Dataset extract »
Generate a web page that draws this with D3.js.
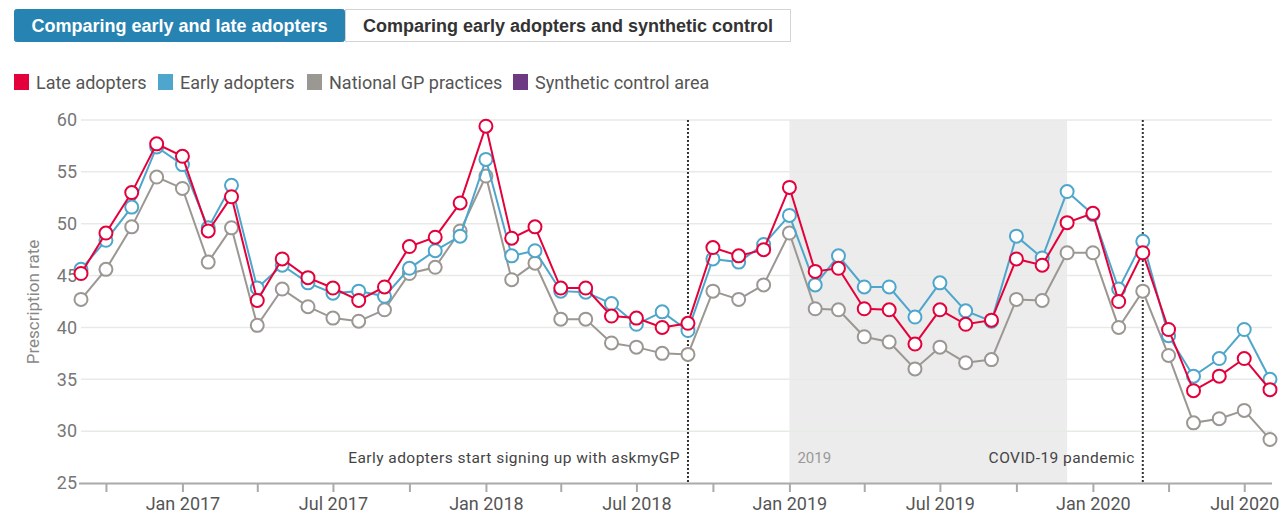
<!DOCTYPE html>
<html>
<head>
<meta charset="utf-8">
<script src="https://cdn.jsdelivr.net/npm/d3@7"></script>
<style>
  html, body { margin: 0; padding: 0; background: #fff; }
  svg { display: block; font-family: Roboto, "Liberation Sans", sans-serif; }
</style>
</head>
<body>
<svg id="chart" width="1282" height="513"></svg>
<script>
// ---- data ----
const months = d3.timeMonths(new Date(2016, 8, 1), new Date(2020, 8, 1)); // Sep 2016 .. Aug 2020 (48)

const lateAdopters = [45.2, 49.1, 53.0, 57.7, 56.5, 49.3, 52.6, 42.6, 46.6, 44.8, 43.8, 42.6,
  43.9, 47.8, 48.7, 52.0, 59.4, 48.6, 49.7, 43.8, 43.8, 41.1, 40.9, 40.0,
  40.4, 47.7, 46.9, 47.5, 53.5, 45.4, 45.7, 41.8, 41.7, 38.4, 41.7, 40.3,
  40.7, 46.6, 46.0, 50.1, 51.0, 42.5, 47.2, 39.8, 33.9, 35.3, 37.0, 34.0];

const earlyAdopters = [45.6, 48.4, 51.6, 57.4, 55.7, 49.6, 53.7, 43.8, 46.0, 44.3, 43.3, 43.5,
  43.0, 45.7, 47.4, 48.8, 56.2, 46.9, 47.4, 43.5, 43.4, 42.3, 40.3, 41.5,
  39.7, 46.6, 46.3, 48.0, 50.8, 44.1, 46.9, 43.9, 43.9, 41.0, 44.3, 41.6,
  40.6, 48.8, 46.7, 53.1, 50.9, 43.7, 48.3, 39.2, 35.3, 37.0, 39.8, 35.0];

const nationalGP = [42.7, 45.6, 49.7, 54.5, 53.4, 46.3, 49.6, 40.2, 43.7, 42.0, 40.9, 40.6,
  41.7, 45.2, 45.8, 49.3, 54.6, 44.6, 46.2, 40.8, 40.8, 38.5, 38.1, 37.5,
  37.4, 43.5, 42.7, 44.1, 49.1, 41.8, 41.7, 39.1, 38.6, 36.0, 38.1, 36.6,
  36.9, 42.7, 42.6, 47.2, 47.2, 40.0, 43.5, 37.3, 30.8, 31.2, 32.0, 29.2];

const yTicks = [25, 30, 35, 40, 45, 50, 55, 60];
const xTickLabels = ["Jan 2017", "Jul 2017", "Jan 2018", "Jul 2018", "Jan 2019", "Jul 2019", "Jan 2020", "Jul 2020"];

const legendNames = ["Late adopters", "Early adopters", "National GP practices", "Synthetic control area"];
const legendColors = ["#e4003b", "#4ea6cc", "#9b9792", "#6e3a82"];

const buttonLabels = ["Comparing early and late adopters", "Comparing early adopters and synthetic control"];

const markerDates = [new Date(2018, 8, 1), new Date(2020, 2, 1)];
const markerTexts = ["Early adopters start signing up with askmyGP", "COVID-19 pandemic"];
const shadeRange = [new Date(2019, 0, 1), new Date(2019, 11, 1)];
const shadeLabel = "2019";

// ---- layout ----
const svg = d3.select("#chart");
const pLeft = 81, pRight = 1270, pTop = 120, pBottom = 483;

const x = d3.scaleTime().domain([months[0], months[months.length - 1]]).range([pLeft, pRight]);
const y = d3.scaleLinear().domain([25, 60]).range([pBottom, pTop]);

// buttons
const btnX = [14, 345], btnW = [331, 446];
buttonLabels.forEach((lab, i) => {
  const g = svg.append("g");
  g.append("rect").attr("x", btnX[i] + 0.5).attr("y", 9.5).attr("width", btnW[i] - 1).attr("height", 32)
    .attr("rx", i === 0 ? 2 : 0)
    .attr("fill", i === 0 ? "#2783b2" : "#fff")
    .attr("stroke", i === 0 ? "#2783b2" : "#d4d4d4");
  g.append("text").attr("x", btnX[i] + btnW[i] / 2).attr("y", 32)
    .attr("text-anchor", "middle").attr("font-size", 18).attr("font-weight", "bold")
    .attr("font-family", "'Liberation Sans', Arial, sans-serif")
    .attr("fill", i === 0 ? "#fff" : "#333").text(lab);
});

// legend
const legX = [14, 158, 307, 513];
legendNames.forEach((n, i) => {
  svg.append("rect").attr("x", legX[i]).attr("y", 74).attr("width", 15).attr("height", 16).attr("fill", legendColors[i]);
  svg.append("text").attr("x", legX[i] + 22).attr("y", 88.5).attr("font-size", 18).attr("fill", "#555").text(n);
});

// shaded 2019
svg.append("rect").attr("x", x(shadeRange[0])).attr("y", pTop)
  .attr("width", x(shadeRange[1]) - x(shadeRange[0])).attr("height", pBottom - pTop).attr("fill", "#ececec");

// gridlines
svg.append("g").selectAll("line").data(yTicks.filter(t => t !== 25)).join("line")
  .attr("x1", pLeft).attr("x2", pRight + 2).attr("y1", d => y(d)).attr("y2", d => y(d))
  .attr("stroke", "#e6ebe6").attr("stroke-width", 1.5);

// y axis labels
const yAxis = d3.axisLeft(y).tickValues(yTicks).tickSize(0).tickPadding(4);
const yG = svg.append("g").attr("transform", `translate(${pLeft},0)`).call(yAxis);
yG.select(".domain").remove();
yG.selectAll("text").attr("font-size", 18).attr("fill", "#777").attr("font-family", "Roboto, sans-serif");

svg.append("text").attr("transform", `translate(39,302) rotate(-90)`)
  .attr("text-anchor", "middle").attr("font-size", 17).attr("fill", "#888").text("Prescription rate");

// x axis
const tickDates = d3.timeMonths(new Date(2016, 9, 1), new Date(2020, 8, 1), 3); // Oct 2016 every 3 months
const labelMap = {};
xTickLabels.forEach(l => { labelMap[l] = true; });
const fmt = d3.timeFormat("%b %Y");
const xAxis = d3.axisBottom(x).tickValues(tickDates).tickSize(9).tickPadding(5)
  .tickFormat(d => labelMap[fmt(d)] ? fmt(d) : "");
const xG = svg.append("g").attr("transform", `translate(0,${pBottom})`).call(xAxis);
xG.select(".domain").attr("d", `M${pLeft - 2},0.5H${pRight + 2}`).attr("stroke", "#aaa").attr("stroke-width", 2);
xG.selectAll(".tick line").attr("stroke", "#aaa").attr("stroke-width", 2);
xG.selectAll("text").attr("font-size", 18).attr("fill", "#555").attr("font-family", "Roboto, sans-serif");

// shade label
svg.append("text").attr("x", x(shadeRange[0]) + 8).attr("y", 463).attr("font-size", 15).attr("fill", "#999").text(shadeLabel);

// marker lines
markerDates.forEach((d, i) => {
  svg.append("line").attr("x1", x(d)).attr("x2", x(d)).attr("y1", pTop).attr("y2", pBottom)
    .attr("stroke", "#333").attr("stroke-width", 2).attr("stroke-dasharray", "2,2");
  svg.append("text").attr("x", x(d) - 8).attr("y", 463).attr("text-anchor", "end")
    .attr("font-size", 15.5).attr("fill", "#444").attr("letter-spacing", 0.45).text(markerTexts[i]);
});

// series
const series = [
  { name: legendNames[2], values: nationalGP, color: legendColors[2] },
  { name: legendNames[1], values: earlyAdopters, color: legendColors[1] },
  { name: legendNames[0], values: lateAdopters, color: legendColors[0] }
];
const line = d3.line().x((d, i) => x(months[i])).y(d => y(d));
series.forEach(s => {
  const g = svg.append("g");
  g.append("path").attr("d", line(s.values)).attr("fill", "none").attr("stroke", s.color).attr("stroke-width", 2);
  g.selectAll("circle").data(s.values).join("circle")
    .attr("cx", (d, i) => x(months[i])).attr("cy", d => y(d)).attr("r", 6.5)
    .attr("fill", "#fff").attr("stroke", s.color).attr("stroke-width", 2);
});
</script>
</body>
</html>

Prompt »
Go from the first line of the listing to the line holding "const months = d3.timeMonths(new" and, please, transcribe those lines exactly, both included, with no pictures.

Result for this exercise »
Generate a web page that draws this with D3.js.
<!DOCTYPE html>
<html>
<head>
<meta charset="utf-8">
<script src="https://cdn.jsdelivr.net/npm/d3@7"></script>
<style>
  html, body { margin: 0; padding: 0; background: #fff; }
  svg { display: block; font-family: Roboto, "Liberation Sans", sans-serif; }
</style>
</head>
<body>
<svg id="chart" width="1282" height="513"></svg>
<script>
// ---- data ----
const months = d3.timeMonths(new Date(2016, 8, 1), new Date(2020, 8, 1)); // Sep 2016 .. Aug 2020 (48)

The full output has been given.